Die strenggläubigere Richtung distanziert sich von der Toleranz einer breiten Kirche und der Bereitschaft, die Doktrin von einer strikten Definierung auszunehmen. Dieser Zweig rekrutiert sich vornehmlich aus jungen Priestern, die ihre Seminare mit dem brennenden Vorsatz verlassen haben, das Evangelium zu predigen und die Gläubigen zu Gebet und Kontemplation anzuregen. Sie fordern den Menschen heraus,

nach dem Glauben zu leben und die Kinder im Geiste der Kirche zu erziehen. Nicht die Aufgaben der Staatskirche stehen im Vordergrund, sondern das Hirtenamt des Priesters im strengen Sinn. Intensivierte Anstrengung, das Wort Gottes zu verkündigen, dem Menschen zu zeigen, wie Gott gefunden werden kann. Dies allein aber würde, so fürchten die Anhänger der breiten Kirche, jene abschrecken, die im Schlagschatten der Kirche stehen, also im eigentlichen Sinne nicht als Gläubige anzusehen sind.

Reverend Alan Burrington in der Johannes-Kirche am Rande von Coventry bezieht die Frage an die Eltern, ob sie'ihr Kind im christlichen Sinne erziehen wollten, ausdrücklich in die Taufzeremonie ein. Als Diener einer nationalen Kirche obliegt es im allgemeinen den Priestern, jene zu taufen und zu trauen, die in der Zeremonie nur ein soziales Ritual sehen. Sich auf den Gläubigen allein zu konzentrieren, so kritisieren Modernisten, hieße, daß die Staatskirche eine Minderheit und nicht die Nation in ihrer Gesamtheit als die Herde betrachtet.

Der Erzbischof von Canterbury und Primas der Kirche, Robert Runcie, weiß um die Spaltung seiner Gemeinde und sucht die Richtungen zu versöhnen und den Ausgleich zu schaffen. Runcie will nach eigenen Worten eine „breite, aber nicht ausdruckslose Kirche", weist die Verwässerung christlicher Prinzipien um des Preises willen, dem Establishment anzugehören, zurück.
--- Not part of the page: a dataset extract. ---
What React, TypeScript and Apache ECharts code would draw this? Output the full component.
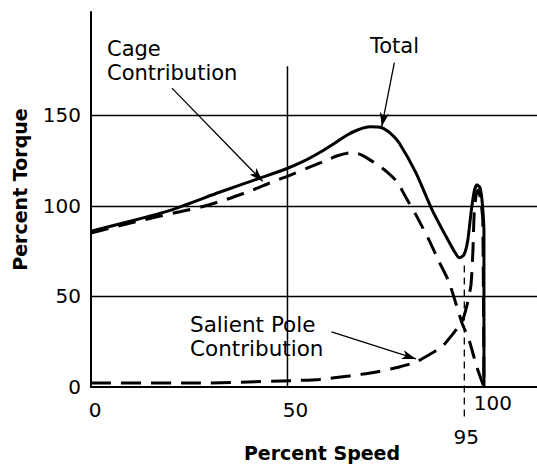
import React, { useEffect, useRef } from "react";
import * as echarts from "echarts";

// Percent speed (x) vs percent torque (y)
const totalCurve: [number, number][] = [
  [0, 86], [10, 91.5], [20.1, 97.5], [32.7, 107.5], [43, 115.3], [49.4, 120.2],
  [54, 124.5], [58.3, 129.6], [62, 134.6], [65.1, 139], [68, 142], [71, 143.6],
  [74, 143.1], [76.5, 139.5], [78.4, 134.8], [82.7, 118.2], [86.8, 97.8],
  [90.4, 82.9], [92.4, 75.1], [93.7, 71.3], [94.9, 72.9], [95.9, 81.2],
  [96.7, 96], [97.5, 107.7], [98.2, 111.6], [99, 110], [99.6, 101], [100, 85],
  [100, 0],
];
const cageCurve: [number, number][] = [
  [0, 85], [10, 90.5], [16.8, 94], [22.6, 96.7], [28.5, 99.6], [35.4, 104.2],
  [41.8, 109.3], [45.5, 112.6], [50.6, 116.8], [55, 120.8], [59.1, 124.4],
  [62.5, 127.5], [65.9, 129.3], [68, 128.8], [70.2, 126.5], [73, 122.5],
  [75.3, 118.8], [77.9, 113.3], [80.2, 104.4], [82.7, 95], [86, 81.2],
  [88.6, 69.1], [91.1, 58], [94.4, 35.4], [96.2, 26], [98.2, 11], [100, 0],
];
const salientCurve: [number, number][] = [
  [0, 2.2], [27.7, 2.2], [52.3, 3.6], [58.1, 4.2], [65.7, 6.1], [72.6, 8.3],
  [78.4, 11], [82.7, 13.8], [86.8, 18.8], [89.3, 22.1], [92.9, 31.5],
  [94.4, 35.9], [95.7, 45.3], [96.7, 56.4], [97.2, 75.7], [97.5, 95],
  [98, 106], [98.5, 108.8], [99.2, 103], [99.7, 92], [100, 0],
];

const gridValues = [50, 100, 150];
const xTickLabels = [0, 50, 95, 100];
const yTickLabels = [0, 50, 100, 150];
const speedLine50: [number, number][] = [[50, 177], [50, 0]];
const speedLine95: [number, number][] = [[95, 67], [95, -17]];

const arrowCage: [number, number][] = [[20.6, 165], [43.7, 113.5]];
const arrowTotal: [number, number][] = [[77.2, 179], [74.0, 143.8]];
const arrowSalient: [number, number][] = [[61.2, 30.4], [82.7, 15.5]];

const FONT = "DejaVu Sans";

export default function App() {
  const ref = useRef<HTMLDivElement>(null);
  useEffect(() => {
    document.body.style.margin = "0";
    if (!ref.current) return;
    const chart = echarts.init(ref.current, null, { renderer: "svg" });
    const black = "#000";
    const tokenStyle = { fontSize: 20, fontFamily: FONT, color: black };
    const option: any = {
      animation: false,
      backgroundColor: "#fff",
      grid: { left: 91, right: 0, top: 12, bottom: 81, outerBoundsMode: "none" },
      xAxis: {
        type: "value",
        min: 0,
        max: 113.5,
        name: "Percent Speed",
        nameLocation: "middle",
        nameGap: 56,
        nameMoveOverlap: false,
        nameTextStyle: {
          fontSize: 19, fontWeight: "bold", fontFamily: FONT, color: black,
          padding: [0, 0, 0, 16],
        },
        axisLine: { lineStyle: { color: black, width: 2 } },
        axisTick: { show: false },
        splitLine: { show: false },
        axisLabel: {
          customValues: xTickLabels,
          margin: 6,
          formatter: (v: number) =>
            v === 95 ? "{d|95}" : v === 0 ? "{a|0}" : v === 50 ? "{b|50}" : "{c|100}",
          rich: {
            a: { ...tokenStyle, padding: [7, 0, 0, 8] },
            b: { ...tokenStyle, padding: [7, 0, 0, 16] },
            c: { ...tokenStyle, padding: [0, 0, 0, 18] },
            d: { ...tokenStyle, padding: [34, 0, 0, 4] },
          },
        },
      },
      yAxis: {
        type: "value",
        min: 0,
        max: 207,
        name: "Percent Torque",
        nameLocation: "middle",
        nameGap: 62,
        nameMoveOverlap: false,
        nameTextStyle: {
          fontSize: 19, fontWeight: "bold", fontFamily: FONT, color: black,
          padding: [0, 0, 0, 20],
        },
        axisLine: { show: true, lineStyle: { color: black, width: 2 } },
        axisTick: { show: false },
        splitLine: { show: false },
        axisLabel: {
          customValues: yTickLabels,
          margin: 10,
          fontSize: 20,
          fontFamily: FONT,
          color: black,
        },
      },
      graphic: [
        { type: "text", x: 107, y: 37, style: { text: "Cage\nContribution", fontSize: 21, fontFamily: FONT, fill: black, lineHeight: 24 } },
        { type: "text", x: 370, y: 35, style: { text: "Total", fontSize: 21, fontFamily: FONT, fill: black } },
        { type: "text", x: 190, y: 312, style: { text: "Salient Pole\nContribution", fontSize: 21.5, fontFamily: FONT, fill: black, lineHeight: 24 } },
      ],
      series: [
        {
          name: "Total",
          type: "line",
          data: totalCurve,
          showSymbol: false,
          smooth: 0.2,
          lineStyle: { color: black, width: 3 },
          z: 5,
          markLine: {
            silent: true,
            symbol: ["none", "arrow"],
            symbolSize: [7, 14],
            label: { show: false },
            lineStyle: { color: black, width: 1.3, type: "solid" },
            data: [arrowCage, arrowTotal, arrowSalient].map((a) => [
              { coord: a[0] },
              { coord: a[1] },
            ]),
          },
        },
        {
          name: "Cage",
          type: "line",
          data: cageCurve,
          showSymbol: false,
          smooth: 0.2,
          lineStyle: { color: black, width: 3, type: [18, 10] },
          z: 4,
          markLine: {
            silent: true,
            symbol: ["none", "none"],
            label: { show: false },
            lineStyle: { color: black, width: 1.3, type: "solid" },
            data: gridValues.map((v) => ({ yAxis: v })),
          },
        },
        {
          name: "Salient Pole",
          type: "line",
          data: salientCurve,
          showSymbol: false,
          smooth: 0.2,
          lineStyle: { color: black, width: 3, type: [20, 10] },
          z: 4,
        },
        {
          name: "50",
          type: "line",
          data: speedLine50,
          showSymbol: false,
          lineStyle: { color: black, width: 1.5 },
          z: 2,
        },
        {
          name: "95",
          type: "line",
          data: speedLine95,
          showSymbol: false,
          clip: false,
          lineStyle: { color: black, width: 1.3, type: [7, 5] },
          z: 2,
        },
      ],
    };
    chart.setOption(option);
    return () => chart.dispose();
  }, []);
  return <div ref={ref} style={{ width: 537, height: 468 }} />;
}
Gleichwohl denkt er nicht an den Verzicht auf die Rolle der Kirche im Staate, „ohne Kompromiß in der spirituellen theologischen Rolle mit einer politischen, die den Menschen in den Mittelpunkt bei Eliminierung Gottes rückt". Und wie stellt er sich die Institution in einer späteren Zeit vor? „Eine geeinte Kirche, geeint im Glauben mit Vielfalt in der Ausdrucksweise des Glaubens. Eine Kirche, die auf den rapiden Wandel in unserer Welt flexibler zu antworten versteht."